Another downside to this recording is that it's so short. It's only 27 minutes long. That's because the concert was that short. Again, just like the Beatles at the time, the Stones played on a bill with lots of opening acts, and only did about a half an hour set. So this really is the whole thing. I considered adding some bonus tracks from other concerts around that time to give it a more decent length, but the sound quality was so much worse that I decided against it. There are some decent recordings of TV appearances that weren't lip-synced, but I plan on posting those separately at a later date.
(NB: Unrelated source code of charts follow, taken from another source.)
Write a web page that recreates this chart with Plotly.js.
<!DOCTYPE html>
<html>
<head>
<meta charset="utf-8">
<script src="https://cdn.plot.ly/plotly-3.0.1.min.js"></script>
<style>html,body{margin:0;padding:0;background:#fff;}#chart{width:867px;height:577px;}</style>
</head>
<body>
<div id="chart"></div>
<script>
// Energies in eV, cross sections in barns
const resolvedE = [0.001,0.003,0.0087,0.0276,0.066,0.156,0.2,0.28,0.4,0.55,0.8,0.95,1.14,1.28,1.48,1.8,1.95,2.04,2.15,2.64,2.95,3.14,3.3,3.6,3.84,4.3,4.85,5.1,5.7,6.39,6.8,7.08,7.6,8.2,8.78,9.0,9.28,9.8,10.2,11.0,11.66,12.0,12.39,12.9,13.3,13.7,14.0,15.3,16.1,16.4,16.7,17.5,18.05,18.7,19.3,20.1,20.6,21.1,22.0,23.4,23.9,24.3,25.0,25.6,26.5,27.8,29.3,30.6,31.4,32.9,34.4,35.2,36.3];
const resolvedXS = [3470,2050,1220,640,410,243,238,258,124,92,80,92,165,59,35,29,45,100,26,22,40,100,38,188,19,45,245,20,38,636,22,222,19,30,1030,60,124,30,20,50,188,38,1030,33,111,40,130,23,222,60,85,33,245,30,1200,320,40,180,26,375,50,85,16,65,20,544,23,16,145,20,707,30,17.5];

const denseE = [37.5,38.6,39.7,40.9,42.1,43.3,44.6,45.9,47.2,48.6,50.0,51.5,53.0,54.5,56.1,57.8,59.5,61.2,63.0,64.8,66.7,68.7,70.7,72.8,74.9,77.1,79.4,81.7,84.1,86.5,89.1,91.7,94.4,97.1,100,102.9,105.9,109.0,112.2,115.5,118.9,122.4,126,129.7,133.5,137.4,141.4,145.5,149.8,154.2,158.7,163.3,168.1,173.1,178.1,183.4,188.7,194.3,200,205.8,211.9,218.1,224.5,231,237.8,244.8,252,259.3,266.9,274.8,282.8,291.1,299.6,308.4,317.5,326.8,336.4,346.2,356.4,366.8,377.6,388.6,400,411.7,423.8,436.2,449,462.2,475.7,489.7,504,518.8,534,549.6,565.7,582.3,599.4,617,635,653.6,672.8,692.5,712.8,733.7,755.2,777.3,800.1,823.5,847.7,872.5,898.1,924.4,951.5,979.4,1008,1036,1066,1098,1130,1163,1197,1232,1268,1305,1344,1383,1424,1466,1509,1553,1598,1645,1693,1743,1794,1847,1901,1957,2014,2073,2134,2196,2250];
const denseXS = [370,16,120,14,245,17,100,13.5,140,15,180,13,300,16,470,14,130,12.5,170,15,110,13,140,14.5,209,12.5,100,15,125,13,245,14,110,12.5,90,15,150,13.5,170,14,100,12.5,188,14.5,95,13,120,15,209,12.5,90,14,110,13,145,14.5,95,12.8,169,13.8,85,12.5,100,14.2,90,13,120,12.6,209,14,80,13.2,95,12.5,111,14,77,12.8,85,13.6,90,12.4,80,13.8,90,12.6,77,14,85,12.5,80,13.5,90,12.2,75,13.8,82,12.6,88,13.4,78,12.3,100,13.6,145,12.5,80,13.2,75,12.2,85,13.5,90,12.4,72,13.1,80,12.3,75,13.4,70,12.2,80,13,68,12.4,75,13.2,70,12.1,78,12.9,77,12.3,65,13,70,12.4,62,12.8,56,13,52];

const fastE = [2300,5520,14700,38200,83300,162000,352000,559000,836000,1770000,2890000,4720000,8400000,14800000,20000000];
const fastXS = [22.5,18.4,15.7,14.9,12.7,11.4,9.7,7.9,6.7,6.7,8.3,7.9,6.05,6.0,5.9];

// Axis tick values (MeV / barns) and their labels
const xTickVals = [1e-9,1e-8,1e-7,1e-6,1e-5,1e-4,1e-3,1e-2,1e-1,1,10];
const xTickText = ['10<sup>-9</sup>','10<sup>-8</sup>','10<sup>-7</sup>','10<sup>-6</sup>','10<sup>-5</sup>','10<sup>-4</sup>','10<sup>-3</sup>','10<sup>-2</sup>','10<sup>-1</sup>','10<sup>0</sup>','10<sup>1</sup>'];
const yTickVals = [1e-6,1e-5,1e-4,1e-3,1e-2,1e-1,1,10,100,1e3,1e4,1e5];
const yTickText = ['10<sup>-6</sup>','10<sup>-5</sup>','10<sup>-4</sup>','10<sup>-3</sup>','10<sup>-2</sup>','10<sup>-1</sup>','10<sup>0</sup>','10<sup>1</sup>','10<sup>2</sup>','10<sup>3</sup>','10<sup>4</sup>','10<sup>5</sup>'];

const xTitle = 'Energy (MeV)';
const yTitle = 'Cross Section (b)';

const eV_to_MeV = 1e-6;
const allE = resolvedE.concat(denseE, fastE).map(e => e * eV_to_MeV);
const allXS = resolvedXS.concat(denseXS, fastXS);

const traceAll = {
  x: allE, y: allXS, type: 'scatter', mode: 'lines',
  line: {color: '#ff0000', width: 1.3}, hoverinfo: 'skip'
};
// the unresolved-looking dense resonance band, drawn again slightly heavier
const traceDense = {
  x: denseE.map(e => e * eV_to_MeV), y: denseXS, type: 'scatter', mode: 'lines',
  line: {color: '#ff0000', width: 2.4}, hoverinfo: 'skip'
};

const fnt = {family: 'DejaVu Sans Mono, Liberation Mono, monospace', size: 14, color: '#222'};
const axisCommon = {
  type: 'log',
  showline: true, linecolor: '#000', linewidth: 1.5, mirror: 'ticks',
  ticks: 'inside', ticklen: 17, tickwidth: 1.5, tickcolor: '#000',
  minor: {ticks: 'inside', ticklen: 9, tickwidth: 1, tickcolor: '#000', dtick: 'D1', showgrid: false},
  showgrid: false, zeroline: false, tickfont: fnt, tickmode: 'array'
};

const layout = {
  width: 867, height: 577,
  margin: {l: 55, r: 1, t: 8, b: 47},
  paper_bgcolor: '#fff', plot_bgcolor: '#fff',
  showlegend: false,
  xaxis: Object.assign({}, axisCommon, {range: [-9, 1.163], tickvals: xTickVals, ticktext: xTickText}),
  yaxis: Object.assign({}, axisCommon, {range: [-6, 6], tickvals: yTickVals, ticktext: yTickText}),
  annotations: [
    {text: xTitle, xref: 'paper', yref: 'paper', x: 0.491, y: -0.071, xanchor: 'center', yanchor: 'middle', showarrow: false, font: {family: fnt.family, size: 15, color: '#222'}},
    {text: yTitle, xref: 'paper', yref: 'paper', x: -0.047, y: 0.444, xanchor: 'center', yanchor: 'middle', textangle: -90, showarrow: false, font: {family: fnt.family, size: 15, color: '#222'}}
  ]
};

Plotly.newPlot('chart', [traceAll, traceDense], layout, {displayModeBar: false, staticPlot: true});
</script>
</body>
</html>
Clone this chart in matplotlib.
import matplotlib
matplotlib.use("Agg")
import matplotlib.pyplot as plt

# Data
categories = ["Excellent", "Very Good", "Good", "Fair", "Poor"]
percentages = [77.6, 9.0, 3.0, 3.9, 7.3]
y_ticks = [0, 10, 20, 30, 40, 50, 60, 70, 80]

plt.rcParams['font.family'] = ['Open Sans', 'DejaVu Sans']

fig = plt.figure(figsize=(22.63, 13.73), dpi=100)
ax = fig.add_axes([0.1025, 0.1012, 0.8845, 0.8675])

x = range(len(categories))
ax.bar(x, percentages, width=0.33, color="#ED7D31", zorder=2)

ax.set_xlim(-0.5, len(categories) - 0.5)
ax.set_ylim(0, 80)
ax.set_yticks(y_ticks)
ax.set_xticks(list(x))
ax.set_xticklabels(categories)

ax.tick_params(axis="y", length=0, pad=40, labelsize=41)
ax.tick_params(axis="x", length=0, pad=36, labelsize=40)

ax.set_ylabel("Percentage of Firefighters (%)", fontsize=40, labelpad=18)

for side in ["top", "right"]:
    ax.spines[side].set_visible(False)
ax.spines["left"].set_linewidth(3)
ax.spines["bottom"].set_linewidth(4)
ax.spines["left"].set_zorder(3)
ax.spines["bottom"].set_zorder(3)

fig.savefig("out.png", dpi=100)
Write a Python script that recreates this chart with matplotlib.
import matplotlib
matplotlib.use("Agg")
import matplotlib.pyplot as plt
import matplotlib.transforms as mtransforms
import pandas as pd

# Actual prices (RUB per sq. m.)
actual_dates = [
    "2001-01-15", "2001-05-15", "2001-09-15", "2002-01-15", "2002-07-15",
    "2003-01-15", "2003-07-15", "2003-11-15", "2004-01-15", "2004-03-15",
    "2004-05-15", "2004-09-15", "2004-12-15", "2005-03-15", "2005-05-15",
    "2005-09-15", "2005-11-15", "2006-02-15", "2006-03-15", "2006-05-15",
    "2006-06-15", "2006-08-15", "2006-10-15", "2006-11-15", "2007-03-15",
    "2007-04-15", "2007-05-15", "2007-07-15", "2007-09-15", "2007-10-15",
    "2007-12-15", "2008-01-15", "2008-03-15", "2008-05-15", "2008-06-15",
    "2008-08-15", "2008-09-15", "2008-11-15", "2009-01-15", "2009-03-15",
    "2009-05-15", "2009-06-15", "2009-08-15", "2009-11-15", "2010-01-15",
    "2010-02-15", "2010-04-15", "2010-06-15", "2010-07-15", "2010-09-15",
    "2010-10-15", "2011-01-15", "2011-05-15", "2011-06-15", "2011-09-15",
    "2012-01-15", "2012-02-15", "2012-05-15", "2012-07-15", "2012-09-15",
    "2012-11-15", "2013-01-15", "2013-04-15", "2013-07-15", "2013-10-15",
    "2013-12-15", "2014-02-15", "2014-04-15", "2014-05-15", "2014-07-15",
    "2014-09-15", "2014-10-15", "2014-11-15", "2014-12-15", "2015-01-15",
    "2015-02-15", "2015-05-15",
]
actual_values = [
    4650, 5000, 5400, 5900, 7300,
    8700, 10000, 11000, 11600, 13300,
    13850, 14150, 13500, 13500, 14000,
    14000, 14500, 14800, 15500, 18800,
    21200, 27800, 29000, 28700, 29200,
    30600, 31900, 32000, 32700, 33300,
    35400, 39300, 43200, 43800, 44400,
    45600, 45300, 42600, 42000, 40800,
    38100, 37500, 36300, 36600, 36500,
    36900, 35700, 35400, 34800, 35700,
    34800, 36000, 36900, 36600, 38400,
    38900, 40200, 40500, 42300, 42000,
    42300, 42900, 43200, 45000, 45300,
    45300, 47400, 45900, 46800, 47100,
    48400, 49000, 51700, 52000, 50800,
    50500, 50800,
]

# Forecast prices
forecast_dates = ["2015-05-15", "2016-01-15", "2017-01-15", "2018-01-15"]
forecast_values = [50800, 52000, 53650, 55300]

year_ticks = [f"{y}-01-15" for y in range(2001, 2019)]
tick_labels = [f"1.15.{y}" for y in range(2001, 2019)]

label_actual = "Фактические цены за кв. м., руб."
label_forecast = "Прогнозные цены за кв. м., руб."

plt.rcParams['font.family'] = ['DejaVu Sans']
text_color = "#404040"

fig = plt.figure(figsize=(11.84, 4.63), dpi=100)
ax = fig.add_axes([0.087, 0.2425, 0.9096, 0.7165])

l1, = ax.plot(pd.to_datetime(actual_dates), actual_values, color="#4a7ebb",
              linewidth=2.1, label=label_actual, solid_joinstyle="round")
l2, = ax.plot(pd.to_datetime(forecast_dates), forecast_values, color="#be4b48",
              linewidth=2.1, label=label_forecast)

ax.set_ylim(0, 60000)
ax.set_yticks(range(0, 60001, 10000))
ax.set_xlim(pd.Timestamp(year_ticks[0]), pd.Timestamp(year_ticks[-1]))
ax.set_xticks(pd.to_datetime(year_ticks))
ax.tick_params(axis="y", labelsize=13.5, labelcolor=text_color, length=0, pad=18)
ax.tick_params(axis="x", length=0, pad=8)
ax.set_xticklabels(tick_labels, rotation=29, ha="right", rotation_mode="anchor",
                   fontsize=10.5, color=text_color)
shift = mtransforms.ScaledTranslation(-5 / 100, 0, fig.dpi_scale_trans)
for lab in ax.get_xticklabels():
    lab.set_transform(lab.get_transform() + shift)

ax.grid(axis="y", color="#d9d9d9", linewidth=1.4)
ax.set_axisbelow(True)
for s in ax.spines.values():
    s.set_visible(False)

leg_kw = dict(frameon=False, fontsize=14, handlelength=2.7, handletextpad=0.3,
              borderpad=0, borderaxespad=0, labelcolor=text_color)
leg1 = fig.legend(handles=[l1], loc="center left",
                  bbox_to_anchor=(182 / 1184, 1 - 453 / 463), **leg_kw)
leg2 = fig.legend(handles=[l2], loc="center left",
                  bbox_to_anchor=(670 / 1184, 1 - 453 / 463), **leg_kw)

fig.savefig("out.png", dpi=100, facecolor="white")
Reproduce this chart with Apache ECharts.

Oh, by the way, this was the last concert of the band's 1966 world tour, which is why Mick Jagger says it's their last concert ever in his between song banter. So it's Brian Jones' last live appearance as an effective musician. He did play live on some later occasions, with the last being at the "Rock and Roll Circus" in 1968, but after 1966 he pretty much stopped playing guitar and dabbled with exotic musical instruments, if he played anything at all. He slid downhill so much that the rest of the band often just disconnected his amplifier. So this, plus the BBC stuff I posted earlier, are the only good examples of what Jones sounded like in concert back when he still had his shit together.

01 talk (Rolling Stones)
02 Not Fade Away (Rolling Stones)
03 talk (Rolling Stones)
04 The Last Time (Rolling Stones)
05 Paint It, Black (Rolling Stones)
06 talk (Rolling Stones)
07 Lady Jane (Rolling Stones)
08 Mother's Little Helper (Rolling Stones)
09 Get Off of My Cloud (Rolling Stones)
10 19th Nervous Breakdown (Rolling Stones)
11 talk (Rolling Stones)
12 [I Can't Get No] Satisfaction (Rolling Stones)

https://www.imagenetz.de/fLLt8

For the album cover, I wanted to use a color photo. But I had a surprisingly difficult time finding any good ones of the band in concert in 1966. The best ones I could come up with were all from TV appearances, where the band was looking sedate in a very clean and orderly situation, almost like photos of them relaxing in the studio.

So instead I went with this black and white photo to better show the utter craziness of their concerts at the time. This one comes from a concert in Wellington, New Zealand, in February 1966. Some frenzied fan is grabbing Mick Jagger while a police officer tries to pull her away. I believe that's Bill Wyman's back to the camera, while Brian Jones can be seen off in the distance, just past Jagger's head. This concert was so nuts that one girl fell from a balcony and was so hurt that she later had to have her legs amputated.

Over a year after first posting this album, I colorized the photo.

Also, the band name text and the framing at the top comes from a tour guide give out during their 1966 world tour. I squished the framing vertically, and added the text about Honolulu.

2 comments:

  1. FYI I interviewed the promoter of that show - The Stones were paid $15,000 in 1966, and played for all of 27 minutes.
    “The rider called for 50 cops and we’d never had that many,” Tom Moffatt recalled. “Well the kids here obey authority, so they just sat there and screamed, and the Stones didn’t know what to do. They opened with Buddy Holly’s ‘Not Fade Away’ and closed with ‘Satisfaction,’ eight songs. At the end Jagger said, ‘this is our last concert ever’.”

    ReplyDelete
  2. Thanks for that info. It's interesting that the Stones thought that was their last concert at the time, given that the Beatles stopped touring pretty much at that exact same time.